Yes, it was. Something is considered to be true if it is consistent with its premises and/or consistent with reality. One of your requirements was "consistent with itself and the world we live in", i.e. true.

(December 15, 2012 at 4:59 am)Ryft Wrote: When it comes to which worldview is true, there is only one contender, Christianity, for it is true necessarily. As per Tegh's request, I said this can be disproved by "the existence of a single non-Christian worldview that is self-attesting, logically coherent, and consistent both with itself and the world in which we live." Without such a worldview in existence there is no other presuppositional framework for determining truth.

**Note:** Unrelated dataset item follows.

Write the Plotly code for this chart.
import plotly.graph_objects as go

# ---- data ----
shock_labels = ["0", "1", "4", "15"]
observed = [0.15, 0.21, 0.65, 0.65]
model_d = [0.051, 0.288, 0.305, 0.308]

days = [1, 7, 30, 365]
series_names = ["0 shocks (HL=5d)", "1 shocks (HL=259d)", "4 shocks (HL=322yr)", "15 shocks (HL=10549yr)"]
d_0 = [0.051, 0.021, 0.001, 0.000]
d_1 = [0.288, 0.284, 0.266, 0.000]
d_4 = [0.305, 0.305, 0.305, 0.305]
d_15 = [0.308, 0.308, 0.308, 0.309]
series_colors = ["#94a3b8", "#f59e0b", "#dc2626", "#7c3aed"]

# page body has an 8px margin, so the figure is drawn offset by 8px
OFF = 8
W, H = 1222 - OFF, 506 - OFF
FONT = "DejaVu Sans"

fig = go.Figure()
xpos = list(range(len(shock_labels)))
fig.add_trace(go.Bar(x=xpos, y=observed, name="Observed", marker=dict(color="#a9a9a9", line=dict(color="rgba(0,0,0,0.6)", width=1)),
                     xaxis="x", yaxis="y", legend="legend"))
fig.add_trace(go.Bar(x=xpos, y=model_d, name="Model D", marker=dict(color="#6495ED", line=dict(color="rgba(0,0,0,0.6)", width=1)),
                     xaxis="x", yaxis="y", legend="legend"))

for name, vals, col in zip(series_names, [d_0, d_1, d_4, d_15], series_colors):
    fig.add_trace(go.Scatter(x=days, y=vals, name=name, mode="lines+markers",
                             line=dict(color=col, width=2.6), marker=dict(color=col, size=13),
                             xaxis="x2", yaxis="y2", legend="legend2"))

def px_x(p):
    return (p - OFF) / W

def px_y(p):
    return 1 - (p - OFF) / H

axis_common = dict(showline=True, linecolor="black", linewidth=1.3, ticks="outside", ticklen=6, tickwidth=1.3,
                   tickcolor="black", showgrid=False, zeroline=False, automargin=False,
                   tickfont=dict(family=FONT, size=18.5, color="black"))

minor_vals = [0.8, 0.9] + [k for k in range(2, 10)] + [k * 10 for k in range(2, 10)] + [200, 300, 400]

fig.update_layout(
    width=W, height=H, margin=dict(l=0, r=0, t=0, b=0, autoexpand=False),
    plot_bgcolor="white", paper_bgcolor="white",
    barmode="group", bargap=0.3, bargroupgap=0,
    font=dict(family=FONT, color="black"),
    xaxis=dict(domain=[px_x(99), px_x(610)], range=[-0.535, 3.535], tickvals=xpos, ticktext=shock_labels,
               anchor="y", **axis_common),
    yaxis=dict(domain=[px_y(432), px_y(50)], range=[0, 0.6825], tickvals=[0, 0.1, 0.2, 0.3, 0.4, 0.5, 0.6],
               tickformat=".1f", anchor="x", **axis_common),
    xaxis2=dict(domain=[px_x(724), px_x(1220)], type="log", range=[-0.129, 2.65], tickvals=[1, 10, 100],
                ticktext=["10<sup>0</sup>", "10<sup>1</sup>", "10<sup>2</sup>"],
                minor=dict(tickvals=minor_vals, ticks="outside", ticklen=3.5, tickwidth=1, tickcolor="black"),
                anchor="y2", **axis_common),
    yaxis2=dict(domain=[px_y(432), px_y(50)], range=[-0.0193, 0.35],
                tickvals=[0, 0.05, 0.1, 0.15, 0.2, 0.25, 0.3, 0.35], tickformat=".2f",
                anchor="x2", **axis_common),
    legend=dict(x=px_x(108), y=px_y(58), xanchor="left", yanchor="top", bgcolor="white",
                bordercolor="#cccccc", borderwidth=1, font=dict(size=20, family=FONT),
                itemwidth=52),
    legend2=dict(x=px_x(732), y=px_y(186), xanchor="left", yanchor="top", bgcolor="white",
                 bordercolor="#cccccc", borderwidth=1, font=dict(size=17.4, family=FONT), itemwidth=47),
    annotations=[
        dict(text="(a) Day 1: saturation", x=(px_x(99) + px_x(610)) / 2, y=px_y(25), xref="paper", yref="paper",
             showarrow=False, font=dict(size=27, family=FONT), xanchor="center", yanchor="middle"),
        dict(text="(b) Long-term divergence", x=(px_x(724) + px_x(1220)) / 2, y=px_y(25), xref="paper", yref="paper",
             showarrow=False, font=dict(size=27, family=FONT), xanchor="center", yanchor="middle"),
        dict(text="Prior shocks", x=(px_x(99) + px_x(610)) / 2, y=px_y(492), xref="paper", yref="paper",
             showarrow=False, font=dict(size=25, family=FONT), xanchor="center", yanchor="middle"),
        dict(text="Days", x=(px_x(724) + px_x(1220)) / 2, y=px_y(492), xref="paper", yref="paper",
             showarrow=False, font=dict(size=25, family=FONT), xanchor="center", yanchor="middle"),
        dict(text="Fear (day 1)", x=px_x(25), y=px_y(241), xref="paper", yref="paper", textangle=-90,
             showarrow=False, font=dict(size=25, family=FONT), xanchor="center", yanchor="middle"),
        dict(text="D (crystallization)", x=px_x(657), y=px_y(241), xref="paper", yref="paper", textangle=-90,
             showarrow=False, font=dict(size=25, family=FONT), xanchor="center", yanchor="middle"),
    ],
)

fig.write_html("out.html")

First of all, thanks for proving me right. By making a statement like "Christianity is the only worldview that is true necessarily", you've shown that you do presuppose the truth of your own worldview and measure that of others by it. Your previous statement regarding existence of god, angels, demons etc. further proves it.

Secondly, no other? As in, your Christian worldview satisfies your criteria for pre-suppositional framework? Don't be ridiculous. Given the number of bare assertions, self-contradictions, factual and logical errors in the bible (upon which, according to you, your worldview is based), it fails all of the given criteria. In fact, to take your own example, it tells you what is moral but does not account for what morality is. Thus, by your own admission, it isn't even self-attesting but borrows intellectual capital from "without".

And finally, there are many other philosophies and worldviews which do qualify the criteria of being "self-attesting, logically coherent and consistent with itself and the world we live in" - naturalism being the first to come to mind. The only reason you don't accept it is because of your pressuposition of truth of your worldview.